• **Description of the task**
Note each line where "this" appears, and copy it.
=== Records for the task ===
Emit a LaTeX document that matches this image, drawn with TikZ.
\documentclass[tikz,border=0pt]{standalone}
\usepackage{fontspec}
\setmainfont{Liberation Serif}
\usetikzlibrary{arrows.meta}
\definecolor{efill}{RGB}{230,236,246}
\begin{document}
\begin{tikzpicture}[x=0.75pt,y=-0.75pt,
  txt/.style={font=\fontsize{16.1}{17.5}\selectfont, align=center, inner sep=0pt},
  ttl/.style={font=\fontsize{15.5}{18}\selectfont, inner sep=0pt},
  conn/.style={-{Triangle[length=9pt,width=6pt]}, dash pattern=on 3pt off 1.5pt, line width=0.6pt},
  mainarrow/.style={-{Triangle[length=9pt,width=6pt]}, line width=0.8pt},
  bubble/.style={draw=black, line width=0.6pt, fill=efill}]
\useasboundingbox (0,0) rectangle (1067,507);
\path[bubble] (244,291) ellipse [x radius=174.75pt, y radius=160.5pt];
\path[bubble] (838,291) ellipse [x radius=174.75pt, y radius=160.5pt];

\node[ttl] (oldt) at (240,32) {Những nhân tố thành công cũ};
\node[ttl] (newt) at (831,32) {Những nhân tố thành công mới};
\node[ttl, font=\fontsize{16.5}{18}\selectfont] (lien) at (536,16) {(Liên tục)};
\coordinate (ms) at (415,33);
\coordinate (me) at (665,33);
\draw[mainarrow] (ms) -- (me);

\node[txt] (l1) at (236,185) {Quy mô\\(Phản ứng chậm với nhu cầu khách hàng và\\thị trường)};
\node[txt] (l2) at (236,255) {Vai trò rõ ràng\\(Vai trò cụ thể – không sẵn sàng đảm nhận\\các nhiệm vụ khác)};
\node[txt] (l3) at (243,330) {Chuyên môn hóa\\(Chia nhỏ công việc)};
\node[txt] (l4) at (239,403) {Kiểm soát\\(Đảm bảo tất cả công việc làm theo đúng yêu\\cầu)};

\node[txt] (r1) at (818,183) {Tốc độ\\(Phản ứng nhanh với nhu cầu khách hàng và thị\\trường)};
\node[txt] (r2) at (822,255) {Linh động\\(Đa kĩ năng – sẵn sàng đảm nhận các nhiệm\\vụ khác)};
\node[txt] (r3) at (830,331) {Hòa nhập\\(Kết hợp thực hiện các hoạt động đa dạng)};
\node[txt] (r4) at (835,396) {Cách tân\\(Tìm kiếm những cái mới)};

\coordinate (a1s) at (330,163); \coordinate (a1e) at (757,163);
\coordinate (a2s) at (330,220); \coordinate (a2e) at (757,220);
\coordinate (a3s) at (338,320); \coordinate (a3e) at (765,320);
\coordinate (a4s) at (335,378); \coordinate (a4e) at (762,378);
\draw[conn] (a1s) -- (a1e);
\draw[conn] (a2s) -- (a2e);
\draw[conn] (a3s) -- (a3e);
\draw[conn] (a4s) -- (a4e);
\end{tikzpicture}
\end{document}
===
=== Records for the task ===
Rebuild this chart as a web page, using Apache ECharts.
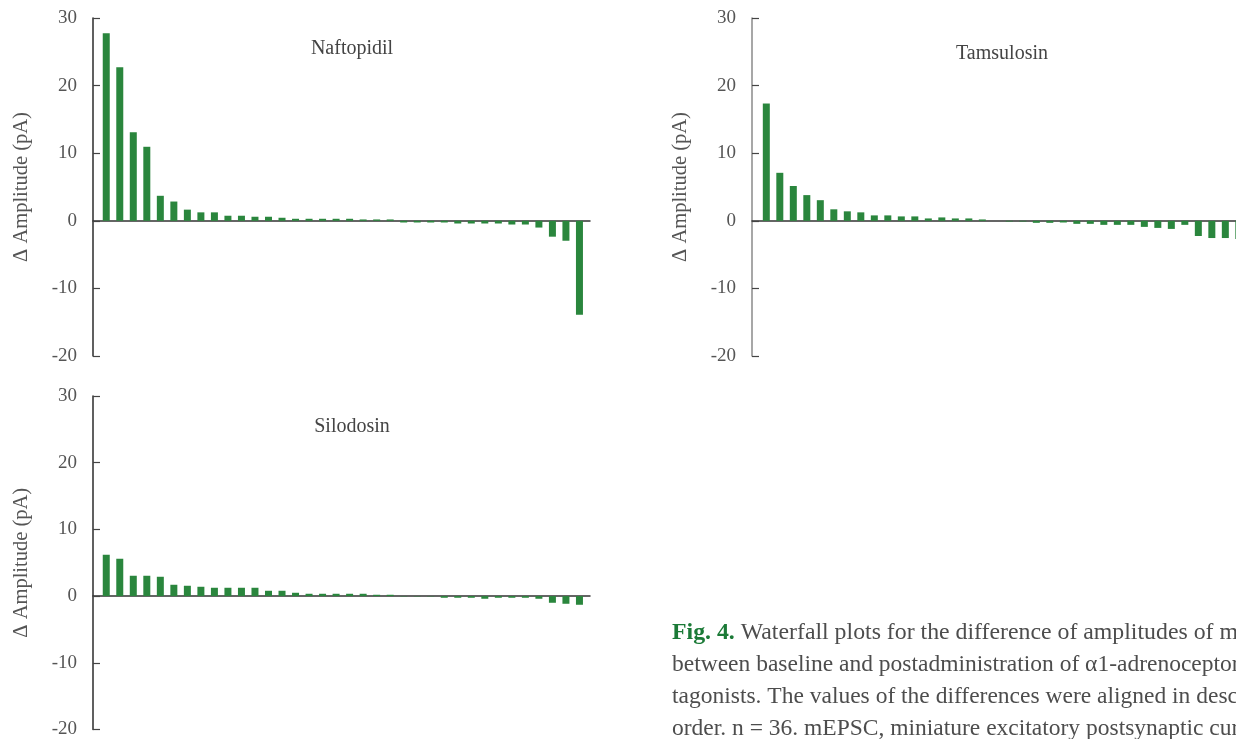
===
• **Response to the exercise**
Emit a LaTeX document that matches this image, drawn with TikZ.
Rebuild this chart as a web page, using Apache ECharts.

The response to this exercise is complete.